** START COLLECTED MATERIAL **
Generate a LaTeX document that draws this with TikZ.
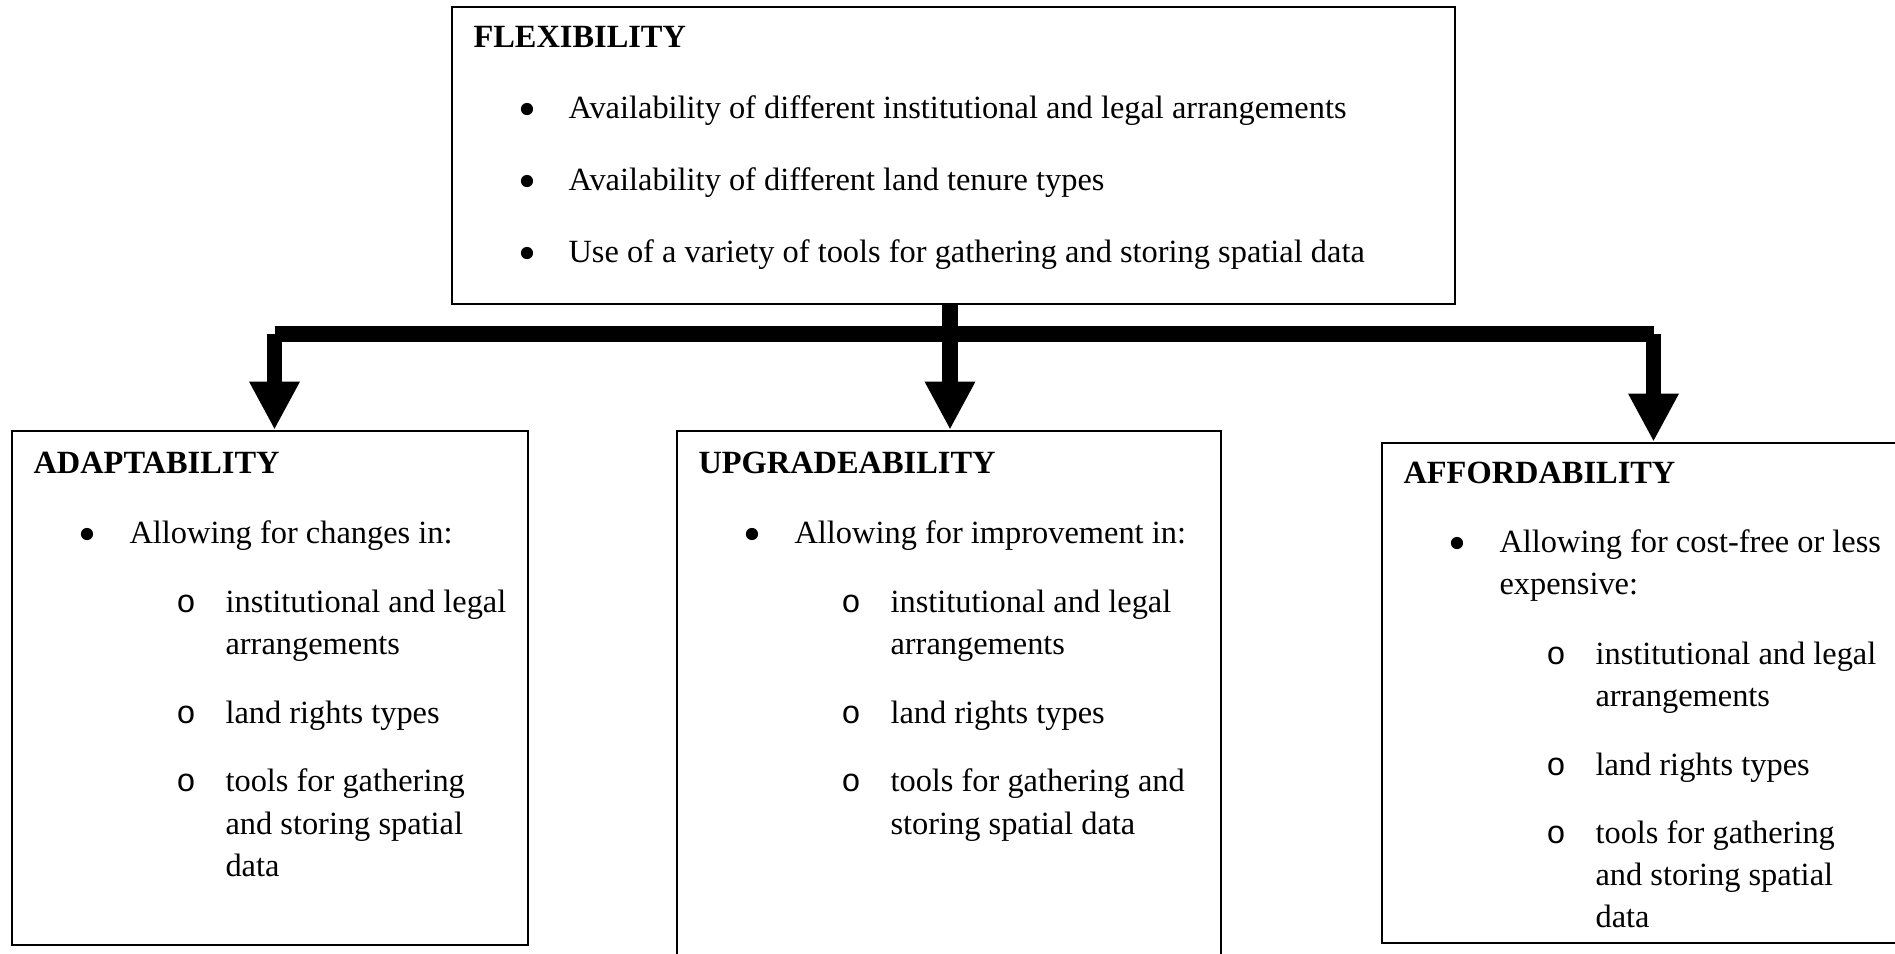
\documentclass[tikz,border=0pt]{standalone}
\usepackage{fontspec}
\setmainfont{Liberation Serif}
\newfontfamily\ringfont{Liberation Mono}
\usetikzlibrary{arrows.meta,fit}
\begin{document}
\begin{tikzpicture}[x=0.37037pt,y=-0.37037pt,
  panel/.style={draw, line width=0.9pt, inner sep=0pt},
  txt/.style={anchor=base west, inner sep=0pt, font=\fontsize{12}{14}\selectfont},
  head/.style={txt, font=\fontsize{12}{14}\selectfont\bfseries},
  dot/.style={anchor=center, inner sep=0pt, font=\fontsize{19}{20}\selectfont},
  ring/.style={anchor=base, inner sep=0pt, font=\fontsize{12}{14}\ringfont},
  flow/.style={line width=5.6pt, line cap=butt},
  tip/.style={-{Triangle[length=17.8pt,width=17.4pt]}}
]
\useasboundingbox (0,0) rectangle (1895,953);
\clip (0,0) rectangle (1895,953);

% boxes
\node[panel, fit={(452,7) (1455,304)}] (flex) {};
\node[panel, fit={(12,431) (528,945)}] (adapt) {};
\node[panel, fit={(677,431) (1221,990)}] (upg) {};
\node[panel, fit={(1382,443) (1930,943)}] (afford) {};

% top box
\node[head] (flexT) at (473,47) {FLEXIBILITY};
\node[dot] (flexB1) at (527,115) {•};
\node[txt] (flexL1) at (568,118) {Availability of different institutional and legal arrangements};
\node[dot] (flexB2) at (527,187) {•};
\node[txt] (flexL2) at (568,190) {Availability of different land tenure types};
\node[dot] (flexB3) at (527,259) {•};
\node[txt] (flexL3) at (568,262) {Use of a variety of tools for gathering and storing spatial data};

% adaptability
\node[head] (adaT) at (33,473) {ADAPTABILITY};
\node[dot] (adaB) at (87,540) {•};
\node[txt] (adaL) at (129,543) {Allowing for changes in:};
\node[ring] (adaR1) at (186,612) {o};
\node[txt] (adaS1a) at (225,612) {institutional and legal};
\node[txt] (adaS1b) at (225,654) {arrangements};
\node[ring] (adaR2) at (186,723) {o};
\node[txt] (adaS2) at (225,723) {land rights types};
\node[ring] (adaR3) at (186,791) {o};
\node[txt] (adaS3a) at (225,791) {tools for gathering};
\node[txt] (adaS3b) at (225,834) {and storing spatial};
\node[txt] (adaS3c) at (225,876) {data};

% upgradeability
\node[head] (upgT) at (698,473) {UPGRADEABILITY};
\node[dot] (upgB) at (752,540) {•};
\node[txt] (upgL) at (794,543) {Allowing for improvement in:};
\node[ring] (upgR1) at (851,612) {o};
\node[txt] (upgS1a) at (890,612) {institutional and legal};
\node[txt] (upgS1b) at (890,654) {arrangements};
\node[ring] (upgR2) at (851,723) {o};
\node[txt] (upgS2) at (890,723) {land rights types};
\node[ring] (upgR3) at (851,791) {o};
\node[txt] (upgS3a) at (890,791) {tools for gathering and};
\node[txt] (upgS3b) at (890,834) {storing spatial data};

% affordability
\node[head] (affT) at (1403,483) {AFFORDABILITY};
\node[dot] (affB) at (1457,549) {•};
\node[txt] (affLa) at (1499,552) {Allowing for cost-free or less};
\node[txt] (affLb) at (1499,594) {expensive:};
\node[ring] (affR1) at (1556,664) {o};
\node[txt] (affS1a) at (1595,664) {institutional and legal};
\node[txt] (affS1b) at (1595,706) {arrangements};
\node[ring] (affR2) at (1556,775) {o};
\node[txt] (affS2) at (1595,775) {land rights types};
\node[ring] (affR3) at (1556,843) {o};
\node[txt] (affS3a) at (1595,843) {tools for gathering};
\node[txt] (affS3b) at (1595,885) {and storing spatial};
\node[txt] (affS3c) at (1595,927) {data};

% connectors
\coordinate (hub) at (950,334);
\coordinate (lc) at (274.5,334);
\coordinate (rc) at (1653.5,334);
\draw[flow] (lc) -- (rc);
\draw[flow,tip] (flex.south -| hub) -- (upg.north -| hub);
\draw[flow,tip] (lc) -- (adapt.north -| lc);
\draw[flow,tip] (rc) -- (afford.north -| rc);
\end{tikzpicture}
\end{document}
** END COLLECTED MATERIAL **
AIM OF THE TASK: Your task is to repeat the data above exactly while excluding the pictures.

SOLUTION BELOW:
Generate a LaTeX document that draws this with TikZ.
\documentclass[tikz,border=0pt]{standalone}
\usepackage{fontspec}
\setmainfont{Liberation Serif}
\newfontfamily\ringfont{Liberation Mono}
\usetikzlibrary{arrows.meta,fit}
\begin{document}
\begin{tikzpicture}[x=0.37037pt,y=-0.37037pt,
  panel/.style={draw, line width=0.9pt, inner sep=0pt},
  txt/.style={anchor=base west, inner sep=0pt, font=\fontsize{12}{14}\selectfont},
  head/.style={txt, font=\fontsize{12}{14}\selectfont\bfseries},
  dot/.style={anchor=center, inner sep=0pt, font=\fontsize{19}{20}\selectfont},
  ring/.style={anchor=base, inner sep=0pt, font=\fontsize{12}{14}\ringfont},
  flow/.style={line width=5.6pt, line cap=butt},
  tip/.style={-{Triangle[length=17.8pt,width=17.4pt]}}
]
\useasboundingbox (0,0) rectangle (1895,953);
\clip (0,0) rectangle (1895,953);

% boxes
\node[panel, fit={(452,7) (1455,304)}] (flex) {};
\node[panel, fit={(12,431) (528,945)}] (adapt) {};
\node[panel, fit={(677,431) (1221,990)}] (upg) {};
\node[panel, fit={(1382,443) (1930,943)}] (afford) {};

% top box
\node[head] (flexT) at (473,47) {FLEXIBILITY};
\node[dot] (flexB1) at (527,115) {•};
\node[txt] (flexL1) at (568,118) {Availability of different institutional and legal arrangements};
\node[dot] (flexB2) at (527,187) {•};
\node[txt] (flexL2) at (568,190) {Availability of different land tenure types};
\node[dot] (flexB3) at (527,259) {•};
\node[txt] (flexL3) at (568,262) {Use of a variety of tools for gathering and storing spatial data};

% adaptability
\node[head] (adaT) at (33,473) {ADAPTABILITY};
\node[dot] (adaB) at (87,540) {•};
\node[txt] (adaL) at (129,543) {Allowing for changes in:};
\node[ring] (adaR1) at (186,612) {o};
\node[txt] (adaS1a) at (225,612) {institutional and legal};
\node[txt] (adaS1b) at (225,654) {arrangements};
\node[ring] (adaR2) at (186,723) {o};
\node[txt] (adaS2) at (225,723) {land rights types};
\node[ring] (adaR3) at (186,791) {o};
\node[txt] (adaS3a) at (225,791) {tools for gathering};
\node[txt] (adaS3b) at (225,834) {and storing spatial};
\node[txt] (adaS3c) at (225,876) {data};

% upgradeability
\node[head] (upgT) at (698,473) {UPGRADEABILITY};
\node[dot] (upgB) at (752,540) {•};
\node[txt] (upgL) at (794,543) {Allowing for improvement in:};
\node[ring] (upgR1) at (851,612) {o};
\node[txt] (upgS1a) at (890,612) {institutional and legal};
\node[txt] (upgS1b) at (890,654) {arrangements};
\node[ring] (upgR2) at (851,723) {o};
\node[txt] (upgS2) at (890,723) {land rights types};
\node[ring] (upgR3) at (851,791) {o};
\node[txt] (upgS3a) at (890,791) {tools for gathering and};
\node[txt] (upgS3b) at (890,834) {storing spatial data};

% affordability
\node[head] (affT) at (1403,483) {AFFORDABILITY};
\node[dot] (affB) at (1457,549) {•};
\node[txt] (affLa) at (1499,552) {Allowing for cost-free or less};
\node[txt] (affLb) at (1499,594) {expensive:};
\node[ring] (affR1) at (1556,664) {o};
\node[txt] (affS1a) at (1595,664) {institutional and legal};
\node[txt] (affS1b) at (1595,706) {arrangements};
\node[ring] (affR2) at (1556,775) {o};
\node[txt] (affS2) at (1595,775) {land rights types};
\node[ring] (affR3) at (1556,843) {o};
\node[txt] (affS3a) at (1595,843) {tools for gathering};
\node[txt] (affS3b) at (1595,885) {and storing spatial};
\node[txt] (affS3c) at (1595,927) {data};

% connectors
\coordinate (hub) at (950,334);
\coordinate (lc) at (274.5,334);
\coordinate (rc) at (1653.5,334);
\draw[flow] (lc) -- (rc);
\draw[flow,tip] (flex.south -| hub) -- (upg.north -| hub);
\draw[flow,tip] (lc) -- (adapt.north -| lc);
\draw[flow,tip] (rc) -- (afford.north -| rc);
\end{tikzpicture}
\end{document}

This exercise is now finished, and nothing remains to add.